Pablo es el libre prisionero de Cristo (cf. Hch 20,22); ya no se pertenece, sino que su vivir, amar y morir es Cristo Jesús (cf. Gal 2,20). Amar a Cristo es inseparable de amar a aquellos que le han sido confiados con el mismo amor de Cristo. Ese amor es superior a los meros esfuerzos humanos, es el amor divino que ha recibido, que no escatima en nada para llevar al amado a Cristo (cf. 1Cor 4,14-17; 2Cor 6,13; 11,2; 12,15; 1Tes 2,7.10-11; Fil 10; Gal 4,19).

Hemos llamado a la Iglesia el Cuerpo Místico de Cristo; “místico” es decir misterioso. Lo distinguimos así del cuerpo natural, que fue concebido en el vientre de Su Madre y nació en Belén, que fue clavado en la cruz, que está ahora a la diestra del Padre, y que recibimos bajo la apariencia del pan en la Sagrada Eucaristía. Los teólogos hablan del segundo cuerpo como del que sucede al primero, ya que en él nuestro Señor continúa actuando entre los hombres, como hacía en Su cuerpo natural durante Su corta vida en la tierra.

Llamar a la Iglesia el Cuerpo de Cristo no es más retórico que la frase dirigida a Saulo: la Iglesia no es sólo una organización que nos proporciona los dones que Él quiere darnos; pensar en Ella sólo como una sociedad fundada por Cristo no basta. Gracias a nuestra experiencia humana, podemos pensar en el cuerpo de un ser vivo para hacernos una idea más exacta de la Iglesia, ya que la esencia de todo cuerpo vivo es tener un principio de vida, por el que todos sus elementos viven una misma vida. Ser células vivas de un cuerpo del que el Señor es la cabeza constituye, por tanto, nuestra función más importante. Por ello, vamos a profundizar en ese hecho.

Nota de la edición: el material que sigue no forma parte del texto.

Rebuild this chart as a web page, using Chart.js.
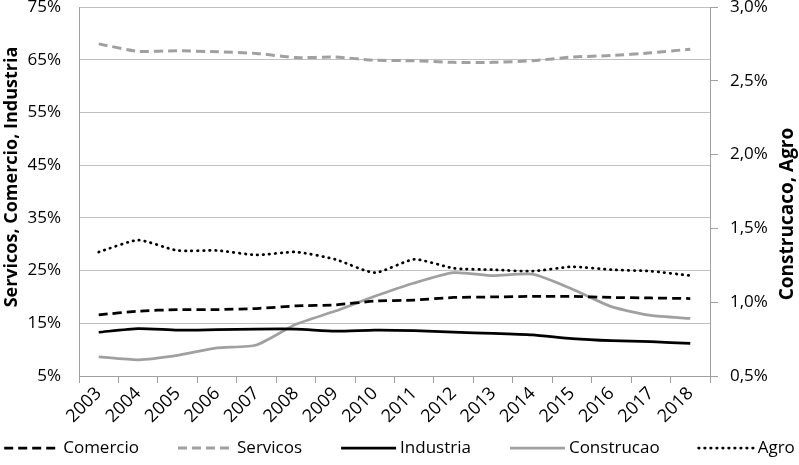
<!DOCTYPE html>
<html>
<head>
<meta charset="utf-8">
<script src="https://cdn.jsdelivr.net/npm/chart.js@4.4.1/dist/chart.umd.min.js"></script>
<style>
  body { margin: 0; background: #fff; }
</style>
</head>
<body>
<canvas id="grafico" width="799" height="465"></canvas>
<script>
// datos
var anos = ['2003', '2004', '2005', '2006', '2007', '2008', '2009', '2010',
            '2011', '2012', '2013', '2014', '2015', '2016', '2017', '2018'];
var comercio   = [16.6, 17.3, 17.6, 17.6, 17.8, 18.3, 18.5, 19.2, 19.4, 19.9, 20.0, 20.1, 20.1, 19.9, 19.8, 19.7];
var servicos   = [68.0, 66.6, 66.7, 66.5, 66.2, 65.4, 65.5, 64.9, 64.8, 64.5, 64.5, 64.8, 65.5, 65.8, 66.3, 67.0];
var industria  = [13.3, 14.0, 13.7, 13.8, 13.9, 13.9, 13.5, 13.7, 13.6, 13.3, 13.1, 12.8, 12.1, 11.7, 11.5, 11.2];
var construcao = [0.63, 0.61, 0.64, 0.69, 0.71, 0.85, 0.94, 1.04, 1.13, 1.20, 1.18, 1.19, 1.09, 0.97, 0.91, 0.89];
var agro       = [1.34, 1.42, 1.35, 1.35, 1.32, 1.34, 1.29, 1.20, 1.29, 1.23, 1.22, 1.21, 1.24, 1.22, 1.21, 1.18];

var tituloIzq = 'Servicos, Comercio, Industria';
var tituloDer = 'Construcaco, Agro';

var fuente = '"Open Sans", "Liberation Sans", sans-serif';
var gris = '#a0a0a0';

function serie(label, data, eje, color, ancho, dash, cap) {
    return {
        label: label,
        data: data,
        yAxisID: eje,
        borderColor: color,
        backgroundColor: color,
        borderWidth: ancho,
        borderDash: dash,
        borderCapStyle: cap || 'butt',
        pointRadius: 0,
        pointHoverRadius: 0,
        tension: 0.2,
        fill: false
    };
}

var datasets = [
    serie('Comercio', comercio, 'yIzq', '#000', 2.75, [9, 5]),
    serie('Servicos', servicos, 'yIzq', gris, 3, [9, 5]),
    serie('Industria', industria, 'yIzq', '#000', 2.75, []),
    serie('Construcao', construcao, 'yDer', gris, 2.75, []),
    serie('Agro', agro, 'yDer', '#000', 2.75, [0.5, 5.5], 'round')
];

// titulos de ejes y leyenda dibujados a mano
var extras = {
    id: 'extras',
    afterDraw: function(chart) {
        var ctx = chart.ctx;
        ctx.save();
        ctx.fillStyle = '#000';
        ctx.textBaseline = 'middle';
        ctx.textAlign = 'center';

        ctx.save();
        ctx.font = 'bold 18px ' + fuente;
        ctx.translate(12, 177);
        ctx.rotate(-Math.PI / 2);
        ctx.fillText(tituloIzq, 0, 0);
        ctx.restore();

        ctx.save();
        ctx.font = 'bold 19px ' + fuente;
        ctx.translate(788, 214);
        ctx.rotate(-Math.PI / 2);
        ctx.fillText(tituloDer, 0, 0);
        ctx.restore();

        // leyenda
        ctx.font = '17px ' + fuente;
        ctx.textAlign = 'left';
        var muestra = 55, hueco = 4, separa = 39;
        var ds = chart.data.datasets;
        var total = 0;
        ds.forEach(function(d, i) {
            total += muestra + hueco + ctx.measureText(d.label).width;
            if (i > 0) total += separa;
        });
        var x = (chart.width - total) / 2;
        var y = 448;
        ds.forEach(function(d) {
            ctx.save();
            ctx.strokeStyle = d.borderColor;
            ctx.lineWidth = d.borderWidth;
            ctx.setLineDash(d.borderDash);
            ctx.lineCap = d.borderCapStyle;
            ctx.beginPath();
            ctx.moveTo(x, y);
            ctx.lineTo(x + muestra, y);
            ctx.stroke();
            ctx.restore();
            x += muestra + hueco;
            ctx.fillText(d.label, x, y);
            x += ctx.measureText(d.label).width + separa;
        });
        ctx.restore();
    }
};

// los ejes y no reservan espacio extra arriba
function anchoFijo(w) {
    return function(s) {
        s.width = w;
        s.paddingTop = 7;
        s.paddingBottom = 0;
    };
}

var ctx = document.getElementById('grafico').getContext('2d');

var grafico = new Chart(ctx, {
    type: 'line',
    data: { labels: anos, datasets: datasets },
    options: {
        responsive: false,
        animation: false,
        layout: { padding: 0 },
        plugins: {
            legend: { display: false },
            tooltip: { enabled: false }
        },
        scales: {
            x: {
                offset: true,
                grid: { offset: true, drawOnChartArea: false, drawTicks: true, tickLength: 7, color: gris },
                border: { color: gris },
                ticks: {
                    color: '#000',
                    font: { family: fuente, size: 18 },
                    minRotation: 45,
                    maxRotation: 45,
                    padding: 0,
                    autoSkip: false
                },
                afterFit: function(s) { s.height = 89; }
            },
            yIzq: {
                position: 'left',
                min: 5,
                max: 75,
                grid: { color: '#c0c0c0', drawTicks: false },
                border: { color: gris },
                ticks: {
                    stepSize: 10,
                    color: '#000',
                    padding: 18,
                    font: { family: fuente, size: 17, lineHeight: 1 },
                    callback: function(v) { return v + '%'; }
                },
                afterFit: anchoFijo(79)
            },
            yDer: {
                position: 'right',
                min: 0.5,
                max: 3.0,
                grid: { drawOnChartArea: false, drawTicks: true, tickLength: 8, color: gris },
                border: { color: gris },
                ticks: {
                    stepSize: 0.5,
                    color: '#000',
                    padding: 12,
                    font: { family: fuente, size: 17, lineHeight: 1 },
                    callback: function(v) { return v.toFixed(1).replace('.', ',') + '%'; }
                },
                afterFit: anchoFijo(89)
            }
        }
    },
    plugins: [extras]
});
</script>
</body>
</html>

San Pablo, en Efesios 1, 22, afirma: “Le puso por cabeza de toda la Iglesia, que es su Cuerpo”. En otras palabras: Nuestro Señor, que vive en su Cuerpo natural en el Cielo, tiene otro Cuerpo en la tierra. Este no es una copia del primero, puesto que pertenece a otro orden, si bien ambos pueden ser llamados “Cuerpo” con la misma propiedad, y “Cuerpo de Cristo”. Todos los miembros, órganos y células de un cuerpo viven una misma vida, la vida de aquel a quien el cuerpo pertenece; lo mismo ocurre con el Cuerpo natural de Cristo, y lo mismo con su Cuerpo místico.

Pero ambas vidas son diferentes: vida natural en el primero, y vida sobrenatural —gracia santificante— en el segundo. Dentro de la Iglesia, cada miembro tiene su propia vida natural y debe esforzarse por corregir sus defectos; pero la vida de la gracia, por la que alcanzaremos la visión de Dios en el Cielo, es la vida de Cristo en nosotros, nuestra participación en su propia vida. “Yo vivo —dice San Pablo—; o, más bien, no soy yo el que vivo: es Cristo quien vive en mí”.

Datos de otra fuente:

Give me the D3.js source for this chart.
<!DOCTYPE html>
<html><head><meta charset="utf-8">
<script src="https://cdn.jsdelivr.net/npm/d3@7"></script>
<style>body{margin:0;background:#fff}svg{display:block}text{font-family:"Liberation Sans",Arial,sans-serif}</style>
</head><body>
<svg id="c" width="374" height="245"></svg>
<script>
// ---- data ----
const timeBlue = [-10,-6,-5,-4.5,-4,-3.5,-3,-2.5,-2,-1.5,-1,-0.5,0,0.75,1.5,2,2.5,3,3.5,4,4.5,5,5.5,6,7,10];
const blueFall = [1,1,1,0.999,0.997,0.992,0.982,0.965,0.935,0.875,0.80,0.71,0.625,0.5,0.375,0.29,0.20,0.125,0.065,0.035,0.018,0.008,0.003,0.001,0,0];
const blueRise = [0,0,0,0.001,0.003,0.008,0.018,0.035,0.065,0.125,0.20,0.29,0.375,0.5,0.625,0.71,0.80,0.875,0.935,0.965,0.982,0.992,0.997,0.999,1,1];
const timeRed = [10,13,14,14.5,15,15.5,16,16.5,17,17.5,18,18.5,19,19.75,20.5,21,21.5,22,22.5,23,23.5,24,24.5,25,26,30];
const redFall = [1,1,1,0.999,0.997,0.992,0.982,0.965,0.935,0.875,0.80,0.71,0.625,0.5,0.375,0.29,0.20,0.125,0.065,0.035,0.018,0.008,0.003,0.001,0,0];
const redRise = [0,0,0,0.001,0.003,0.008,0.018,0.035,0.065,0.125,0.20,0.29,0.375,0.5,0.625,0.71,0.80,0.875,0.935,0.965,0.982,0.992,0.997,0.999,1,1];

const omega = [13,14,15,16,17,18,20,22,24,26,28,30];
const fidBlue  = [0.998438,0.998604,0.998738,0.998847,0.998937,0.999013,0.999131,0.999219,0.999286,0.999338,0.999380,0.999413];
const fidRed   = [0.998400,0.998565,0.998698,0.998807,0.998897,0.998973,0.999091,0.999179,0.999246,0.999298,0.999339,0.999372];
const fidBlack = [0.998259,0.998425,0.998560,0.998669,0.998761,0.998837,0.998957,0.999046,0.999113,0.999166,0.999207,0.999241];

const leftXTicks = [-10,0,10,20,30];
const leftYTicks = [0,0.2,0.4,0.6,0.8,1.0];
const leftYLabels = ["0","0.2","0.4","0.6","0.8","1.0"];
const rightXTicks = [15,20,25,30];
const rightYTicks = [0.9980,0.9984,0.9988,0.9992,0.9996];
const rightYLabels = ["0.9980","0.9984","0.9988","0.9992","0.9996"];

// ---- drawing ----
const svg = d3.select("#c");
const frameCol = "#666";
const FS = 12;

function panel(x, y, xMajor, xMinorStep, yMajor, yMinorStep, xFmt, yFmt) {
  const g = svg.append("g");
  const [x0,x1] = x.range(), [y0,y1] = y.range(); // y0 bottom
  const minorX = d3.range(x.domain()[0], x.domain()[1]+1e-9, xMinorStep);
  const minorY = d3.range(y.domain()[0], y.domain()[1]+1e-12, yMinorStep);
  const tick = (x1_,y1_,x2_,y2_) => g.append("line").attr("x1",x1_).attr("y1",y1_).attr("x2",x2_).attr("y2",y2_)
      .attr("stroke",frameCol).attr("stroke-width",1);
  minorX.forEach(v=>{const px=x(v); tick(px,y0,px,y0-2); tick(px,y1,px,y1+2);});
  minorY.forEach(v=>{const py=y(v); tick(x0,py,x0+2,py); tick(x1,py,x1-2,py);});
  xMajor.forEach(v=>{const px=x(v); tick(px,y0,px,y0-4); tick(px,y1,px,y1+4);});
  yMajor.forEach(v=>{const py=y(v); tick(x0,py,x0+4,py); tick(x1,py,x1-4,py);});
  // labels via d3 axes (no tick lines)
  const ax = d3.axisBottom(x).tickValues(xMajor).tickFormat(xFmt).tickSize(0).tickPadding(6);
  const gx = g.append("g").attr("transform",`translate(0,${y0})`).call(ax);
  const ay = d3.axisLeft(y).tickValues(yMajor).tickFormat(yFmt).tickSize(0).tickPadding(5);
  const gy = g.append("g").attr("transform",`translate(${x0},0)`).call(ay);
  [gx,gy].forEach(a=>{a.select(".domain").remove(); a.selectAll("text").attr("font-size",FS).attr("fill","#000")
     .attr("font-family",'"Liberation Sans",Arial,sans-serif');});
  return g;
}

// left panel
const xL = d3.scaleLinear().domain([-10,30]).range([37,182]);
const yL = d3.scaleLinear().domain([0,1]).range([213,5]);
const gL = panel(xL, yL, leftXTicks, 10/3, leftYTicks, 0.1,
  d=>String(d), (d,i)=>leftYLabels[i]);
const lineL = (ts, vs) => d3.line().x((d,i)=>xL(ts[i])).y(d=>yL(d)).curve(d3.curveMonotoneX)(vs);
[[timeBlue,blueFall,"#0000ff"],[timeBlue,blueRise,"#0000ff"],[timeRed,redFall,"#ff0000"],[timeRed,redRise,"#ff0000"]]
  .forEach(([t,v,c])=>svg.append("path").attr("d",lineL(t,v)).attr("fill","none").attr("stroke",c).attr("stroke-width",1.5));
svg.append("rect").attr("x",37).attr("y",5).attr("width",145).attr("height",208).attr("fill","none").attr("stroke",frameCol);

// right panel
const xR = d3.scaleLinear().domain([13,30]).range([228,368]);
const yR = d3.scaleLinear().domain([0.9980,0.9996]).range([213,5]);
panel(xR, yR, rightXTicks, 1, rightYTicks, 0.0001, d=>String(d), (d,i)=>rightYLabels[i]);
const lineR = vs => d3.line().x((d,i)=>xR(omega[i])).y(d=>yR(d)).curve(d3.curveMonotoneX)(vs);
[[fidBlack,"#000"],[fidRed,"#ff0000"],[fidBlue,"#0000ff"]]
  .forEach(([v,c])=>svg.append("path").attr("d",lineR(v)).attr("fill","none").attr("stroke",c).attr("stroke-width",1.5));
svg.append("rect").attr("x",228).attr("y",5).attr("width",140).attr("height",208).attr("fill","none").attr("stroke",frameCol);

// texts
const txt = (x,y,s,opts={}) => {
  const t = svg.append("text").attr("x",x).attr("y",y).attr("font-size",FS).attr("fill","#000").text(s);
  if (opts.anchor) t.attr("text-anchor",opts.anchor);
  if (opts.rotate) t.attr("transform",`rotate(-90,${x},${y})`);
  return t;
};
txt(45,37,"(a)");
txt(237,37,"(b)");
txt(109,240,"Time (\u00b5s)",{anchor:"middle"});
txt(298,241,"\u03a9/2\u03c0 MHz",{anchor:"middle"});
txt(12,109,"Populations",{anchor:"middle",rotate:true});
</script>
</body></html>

De la misma manera que tenemos células en nuestro cuerpo que viven nuestra vida, debemos convertirnos en células del Cuerpo de Cristo, que vivan su vida; debemos ser incorporados a Cristo, insertados en su cuerpo. ¿Cómo? Por el bautismo: Nacidos en la raza de Adán, hemos renacido en Cristo. Dice San Pablo a los Romanos: «Hemos sido insertados en Cristo por el bautismo» (6, 3); y a los Gálatas (3, 27): “Cuantos en Cristo habéis sido bautizados, os habéis vestido de Cristo (...) porque todos sois uno en Cristo Jesús”.

Eso es la Iglesia; eso significa pertenecer a Ella. Estamos insertados en la humanidad de nuestro Señor, hechos uno con El. Y esa humanidad es la de Dios Hijo, por la que estamos unidos a la segunda Persona y, a través de ésta, a la Trinidad entera. Descubrimos así un nuevo sentido en dos frases pronunciadas por el Señor en la Ultima Cena.

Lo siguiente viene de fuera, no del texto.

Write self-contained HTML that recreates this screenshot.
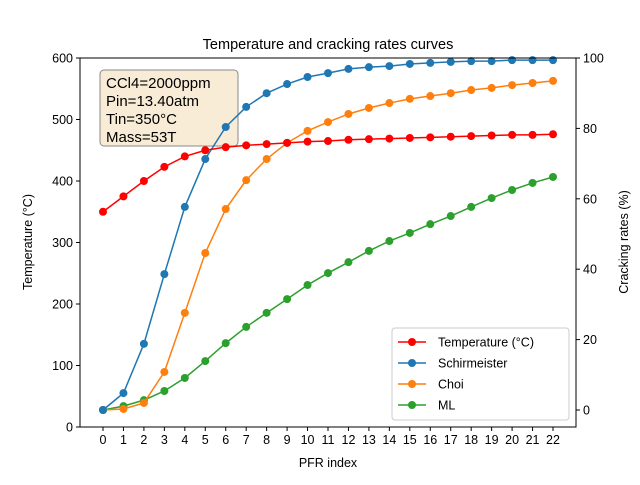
<!DOCTYPE html>
<html><head><meta charset="utf-8"><style>
body{margin:0;background:#fff}
svg{font-family:"Liberation Sans","DejaVu Sans",sans-serif}
</style></head><body>
<svg id="c" width="640" height="480" viewBox="0 0 640 480" xmlns="http://www.w3.org/2000/svg">
<rect x="0" y="0" width="640" height="480" fill="#fff"/>
<text x="328" y="49" font-size="14.5" text-anchor="middle">Temperature and cracking rates curves</text>
<g>
<rect x="100" y="70" width="138" height="76" rx="4" fill="#f9ecd6" stroke="#888" stroke-width="1"/>
<text font-size="15" x="106" y="88">CCl4=2000ppm</text>
<text font-size="15" x="106" y="106">Pin=13.40atm</text>
<text font-size="15" x="106" y="124">Tin=350°C</text>
<text font-size="15" x="106" y="142">Mass=53T</text>
</g>
<g id="plot"></g>
<rect x="80" y="58" width="496" height="369" fill="none" stroke="#000" stroke-width="1"/>
<text x="328" y="467" font-size="12.5" text-anchor="middle">PFR index</text>
<text transform="translate(32,242) rotate(-90)" font-size="12.5" text-anchor="middle">Temperature (°C)</text>
<text transform="translate(628,242) rotate(-90)" font-size="12.5" text-anchor="middle">Cracking rates (%)</text>
<g id="legend">
<rect x="392" y="328" width="177" height="92" rx="3" fill="#fff" fill-opacity="0.8" stroke="#ccc"/>
</g>
</svg>
<script>
const categories=[0,1,2,3,4,5,6,7,8,9,10,11,12,13,14,15,16,17,18,19,20,21,22];
const temperature=[350,375,400,423,440,450,455,458,460,462,464,465,467,468,469,470,471,472,473,474,475,475,476];
const schirmeister=[0,4.8,18.8,38.6,57.7,71.3,80.4,86.1,90,92.6,94.6,95.7,96.9,97.4,97.7,98.3,98.6,98.9,99.1,99.1,99.4,99.4,99.4];
const choi=[0,0.3,2,10.8,27.6,44.6,57.1,65.3,71.3,75.9,79.3,81.8,84.1,85.8,87.2,88.4,89.2,90,90.9,91.5,92.3,92.9,93.5];
const ml=[0,1.1,2.8,5.4,9.1,13.9,19,23.6,27.6,31.5,35.5,38.9,42,45.2,48,50.3,52.8,55.1,57.7,60.2,62.5,64.5,66.2];
const leftTicks=[0,100,200,300,400,500,600];
const rightTicks=[0,20,40,60,80,100];
const seriesNames=["Temperature (°C)","Schirmeister","Choi","ML"];
const NS="http://www.w3.org/2000/svg";
const x=i=>103+(i-0)*(450/22);
const yL=v=>427-v*(369/600);
const yR=v=>410-v*3.52;
const plot=document.getElementById('plot');
function mk(tag,attrs,parent){const e=document.createElementNS(NS,tag);for(const k in attrs)e.setAttribute(k,attrs[k]);(parent||plot).appendChild(e);return e;}
categories.forEach(c=>{
  mk('line',{x1:x(c),x2:x(c),y1:427,y2:431,stroke:'#000'});
  const t=mk('text',{x:x(c),y:444,'font-size':12.5,'text-anchor':'middle'});t.textContent=c;
  
  
});
leftTicks.forEach(v=>{
  mk('line',{x1:76,x2:80,y1:yL(v),y2:yL(v),stroke:'#000'});
  const t=mk('text',{x:73,y:yL(v)+4.5,'font-size':12.5,'text-anchor':'end'});t.textContent=v;
  
  
});
rightTicks.forEach(v=>{
  mk('line',{x1:576,x2:580,y1:yR(v),y2:yR(v),stroke:'#000'});
  const t=mk('text',{x:583,y:yR(v)+4.5,'font-size':12.5});t.textContent=v;
  
  
});
const colors=['#ff0000','#1f77b4','#ff7f0e','#2ca02c'];
const data=[temperature,schirmeister,choi,ml];
const scales=[yL,yR,yR,yR];
[3,2,1,0].forEach(s=>{
  const g=mk('g',{});
  
  
  const pts=data[s].map((v,i)=>x(categories[i])+','+scales[s](v)).join(' ');
  mk('polyline',{points:pts,fill:'none',stroke:colors[s],'stroke-width':1.5},g);
  data[s].forEach((v,i)=>{
    const p=mk('circle',{cx:x(categories[i]),cy:scales[s](v),r:4,fill:colors[s]},g);
    
    
  });
});
const lg=document.getElementById('legend');
seriesNames.forEach((n,i)=>{
  const yy=342+i*21;
  const g=mk('g',{},lg);
  
  
  mk('line',{x1:398,x2:426,y1:yy,y2:yy,stroke:colors[i],'stroke-width':1.5},g);
  mk('circle',{cx:412,cy:yy,r:4,fill:colors[i]},g);
  const t=mk('text',{x:438,y:yy+4.5,'font-size':12.5},g);t.textContent=n;
});
</script>
</body></html>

En el texto que ya hemos citado, ruega porque todos los que crean en El “sean uno, como tú, Padre, estás en mí y yo en ti, para que también ellos sean uno en nosotros” (Jn 17, 21; léase hasta el final del capítulo). Antes del principio del gran discurso, ya había enunciado la verdad en una sola frase: “Yo estoy en mi Padre, y vosotros en mí y yo en vosotros” (Jn 14, 20).

Sería una pena ser católico y no hacerse cargo de lo que eso significa, por lo mucho que nos estaríamos perdiendo. Ahora bien, saberlo puede resultar también aterrador, ya que, además de la vida sobrenatural que Cristo nos ha logrado, tenemos otra vida natural, y pocos de nosotros podemos jactarnos de triunfos espectaculares a la hora de armonizar ambas. Pero aun con nuestra mediocridad, tenemos una especial grandeza: no hay ninguna otra dignidad al alcance del hombre que pueda compararse a la que hemos adquirido cada uno de nosotros por el bautismo.